Goal of the exercise: Retype only what runs from the beginning of the data through the line with "fig = go.Figure()"; please omit the pictures and keep every line exact.

------------------------------------------------------------

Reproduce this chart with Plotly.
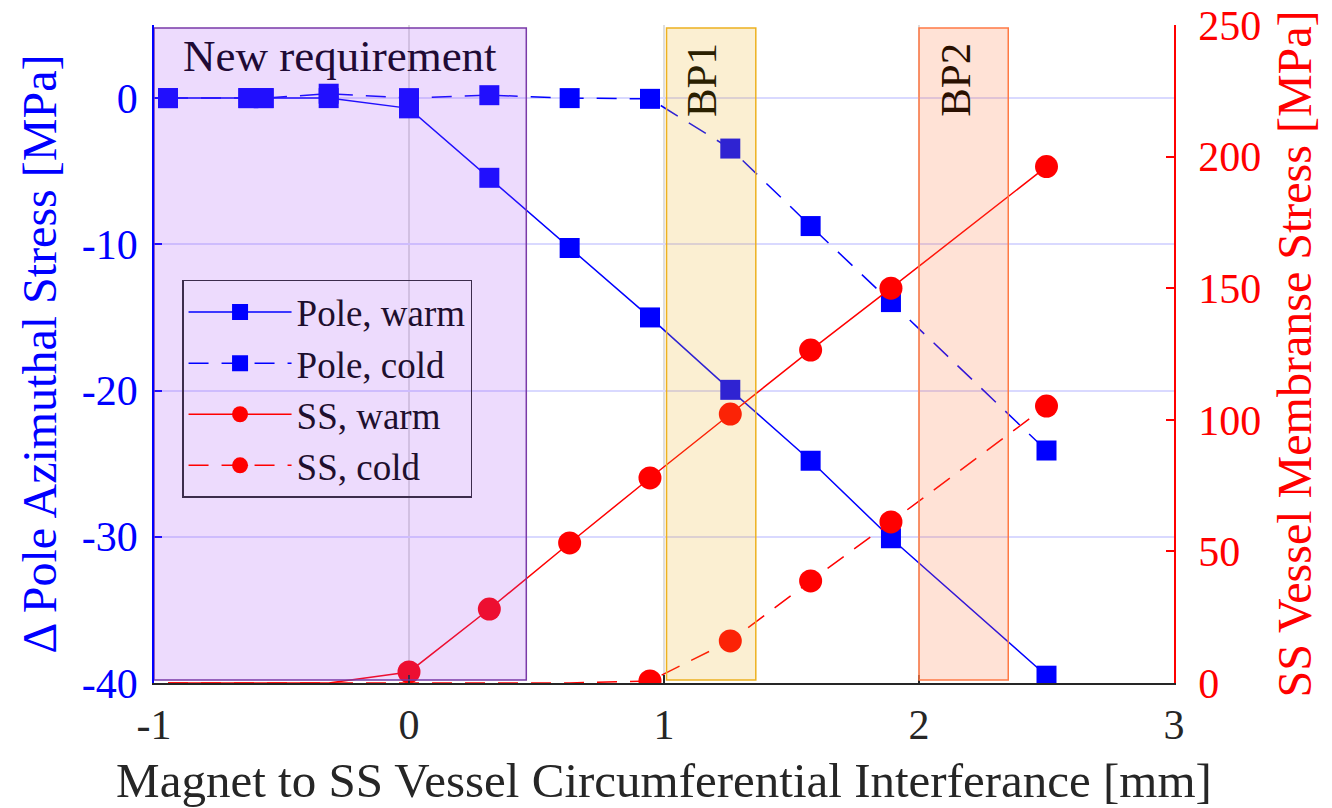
import plotly.graph_objects as go

# ---------------- data ----------------
interference = [-0.945, -0.63, -0.57, -0.315, 0.0, 0.315, 0.63, 0.945, 1.26, 1.575, 1.89, 2.5]
pole_warm = [0.0, 0.0, 0.0, 0.0, -0.7, -5.45, -10.25, -15.0, -19.95, -24.8, -30.1, -39.5]
pole_cold = [0.0, 0.0, 0.0, 0.3, 0.0, 0.2, 0.0, -0.05, -3.45, -8.75, -13.95, -24.1]
ss_warm = [0.0, 0.0, 0.0, 0.0, 4.2, 28.1, 53.2, 77.9, 102.2, 126.5, 150.0, 196.2]
ss_cold = [0.0, 0.0, 0.0, 0.0, 0.0, 0.0, 0.0, 0.8, 16.0, 38.8, 61.2, 105.2]

x_ticks = [-1, 0, 1, 2, 3]
x_ticktext = ["-1", "0", "1", "2", "3"]
y_left_ticks = [-40, -30, -20, -10, 0]
y_left_ticktext = ["-40", "-30", "-20", "-10", "0"]
y_right_ticks = [0, 50, 100, 150, 200, 250]
y_right_ticktext = ["0", "50", "100", "150", "200", "250"]

region_labels = ["New requirement", "BP1", "BP2"]
region_x0 = [-1.0, 1.01, 2.0]
region_x1 = [0.46, 1.36, 2.35]
region_y0 = -39.8
region_y1 = 4.8

FONT = "Liberation Serif"
BLUE = "#0000ff"
RED = "#ff0000"
DASH = "20px,13px"

fig = go.Figure()

fig.add_trace(go.Scatter(
    x=interference, y=pole_warm, name="Pole, warm", mode="lines+markers",
    line=dict(color=BLUE, width=1.5),
    marker=dict(symbol="square", size=20, color=BLUE, line=dict(width=0)),
))
fig.add_trace(go.Scatter(
    x=interference, y=pole_cold, name="Pole, cold", mode="lines+markers",
    line=dict(color=BLUE, width=1.5, dash=DASH),
    marker=dict(symbol="square", size=20, color=BLUE, line=dict(width=0)),
))
fig.add_trace(go.Scatter(
    x=interference, y=ss_warm, name="SS, warm", mode="lines+markers", yaxis="y2",
    line=dict(color=RED, width=1.5),
    marker=dict(symbol="circle", size=23, color=RED, line=dict(width=0)),
    selectedpoints=[i for i, v in enumerate(ss_warm) if v > 0.5],
    selected=dict(marker=dict(opacity=1)),
    unselected=dict(marker=dict(opacity=0)),
))
fig.add_trace(go.Scatter(
    x=interference, y=ss_cold, name="SS, cold", mode="lines+markers", yaxis="y2",
    line=dict(color=RED, width=1.5, dash=DASH),
    marker=dict(symbol="circle", size=23, color=RED, line=dict(width=0)),
    selectedpoints=[i for i, v in enumerate(ss_cold) if v > 0.5],
    selected=dict(marker=dict(opacity=1)),
    unselected=dict(marker=dict(opacity=0)),
))

# shaded regions (drawn above the data, semi-transparent)
fills = ["rgba(165,75,245,0.2)", "rgba(237,177,32,0.2)", "rgba(255,110,50,0.2)"]
edges = ["#7a3aa8", "#edb120", "#ff7a45"]
for x0, x1, fc, ec in zip(region_x0, region_x1, fills, edges):
    fig.add_shape(type="rect", xref="x", yref="y", x0=x0, x1=x1,
                  y0=region_y0, y1=region_y1, fillcolor=fc,
                  line=dict(color=ec, width=1.5), layer="above")

fig.add_annotation(x=(region_x0[0] + region_x1[0]) / 2, y=2.85, xref="x", yref="y",
                   text=region_labels[0], showarrow=False,
                   font=dict(family=FONT, size=45, color="#200a35"))
fig.add_annotation(x=1.15, y=1.25, xref="x", yref="y", text=region_labels[1],
                   showarrow=False, textangle=-90,
                   font=dict(family=FONT, size=43, color="#2a2000"))
fig.add_annotation(x=2.145, y=1.25, xref="x", yref="y", text=region_labels[2],
                   showarrow=False, textangle=-90,
                   font=dict(family=FONT, size=43, color="#2a1000"))

fig.update_layout(
    width=1332, height=808,
    margin=dict(l=154, r=158, t=25, b=125, autoexpand=False),
    paper_bgcolor="white", plot_bgcolor="white",
    font=dict(family=FONT, size=42, color="#262626"),
    showlegend=True,
    legend=dict(
        x=0.0275, y=0.6125, xanchor="left", yanchor="top",
        bgcolor="rgba(0,0,0,0)", bordercolor="#3c2c4c", borderwidth=1.5,
        font=dict(family=FONT, size=37, color="#1e0f2e"),
        itemwidth=103, tracegroupgap=0,
    ),
    xaxis=dict(
        range=[-1, 3], tickvals=x_ticks, ticktext=x_ticktext, automargin=False,
        showline=True, linecolor="#262626", linewidth=1.5, mirror=False,
        ticks="inside", ticklen=8, tickcolor="#262626", tickwidth=1.5,
        showgrid=True, gridcolor="#dedede", gridwidth=1.5, zeroline=False,
        tickfont=dict(family=FONT, size=42, color="#262626"),
        ticklabelstandoff=4,
        title=dict(text="Magnet to SS Vessel Circumferential Interferance [mm]",
                   font=dict(family=FONT, size=49, color="#262626"), standoff=18),
    ),
    yaxis=dict(
        range=[-40, 5], tickvals=y_left_ticks, ticktext=y_left_ticktext, automargin=False,
        showline=True, linecolor=BLUE, linewidth=1.5, mirror=False,
        ticks="inside", ticklen=8, tickcolor=BLUE, tickwidth=1.5,
        showgrid=True, gridcolor="rgb(217,217,255)", gridwidth=1.5, zeroline=False,
        tickfont=dict(family=FONT, size=42, color=BLUE),
        ticklabelstandoff=6,
        title=dict(text="Δ Pole Azimuthal Stress [MPa]",
                   font=dict(family=FONT, size=48, color=BLUE), standoff=10),
    ),
    yaxis2=dict(
        range=[0, 250], tickvals=y_right_ticks, ticktext=y_right_ticktext, automargin=False,
        overlaying="y", side="right",
        showline=True, linecolor=RED, linewidth=1.5, mirror=False,
        ticks="inside", ticklen=8, tickcolor=RED, tickwidth=1.5,
        showgrid=False, zeroline=False,
        tickfont=dict(family=FONT, size=42, color=RED),
        ticklabelstandoff=14,
        title=dict(text="SS Vessel Membranse Stress [MPa]",
                   font=dict(family=FONT, size=48, color=RED), standoff=17),
    ),
)

fig.write_html("out.html")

------------------------------------------------------------

Output for this exercise:
Reproduce this chart with Plotly.
import plotly.graph_objects as go

# ---------------- data ----------------
interference = [-0.945, -0.63, -0.57, -0.315, 0.0, 0.315, 0.63, 0.945, 1.26, 1.575, 1.89, 2.5]
pole_warm = [0.0, 0.0, 0.0, 0.0, -0.7, -5.45, -10.25, -15.0, -19.95, -24.8, -30.1, -39.5]
pole_cold = [0.0, 0.0, 0.0, 0.3, 0.0, 0.2, 0.0, -0.05, -3.45, -8.75, -13.95, -24.1]
ss_warm = [0.0, 0.0, 0.0, 0.0, 4.2, 28.1, 53.2, 77.9, 102.2, 126.5, 150.0, 196.2]
ss_cold = [0.0, 0.0, 0.0, 0.0, 0.0, 0.0, 0.0, 0.8, 16.0, 38.8, 61.2, 105.2]

x_ticks = [-1, 0, 1, 2, 3]
x_ticktext = ["-1", "0", "1", "2", "3"]
y_left_ticks = [-40, -30, -20, -10, 0]
y_left_ticktext = ["-40", "-30", "-20", "-10", "0"]
y_right_ticks = [0, 50, 100, 150, 200, 250]
y_right_ticktext = ["0", "50", "100", "150", "200", "250"]

region_labels = ["New requirement", "BP1", "BP2"]
region_x0 = [-1.0, 1.01, 2.0]
region_x1 = [0.46, 1.36, 2.35]
region_y0 = -39.8
region_y1 = 4.8

FONT = "Liberation Serif"
BLUE = "#0000ff"
RED = "#ff0000"
DASH = "20px,13px"

fig = go.Figure()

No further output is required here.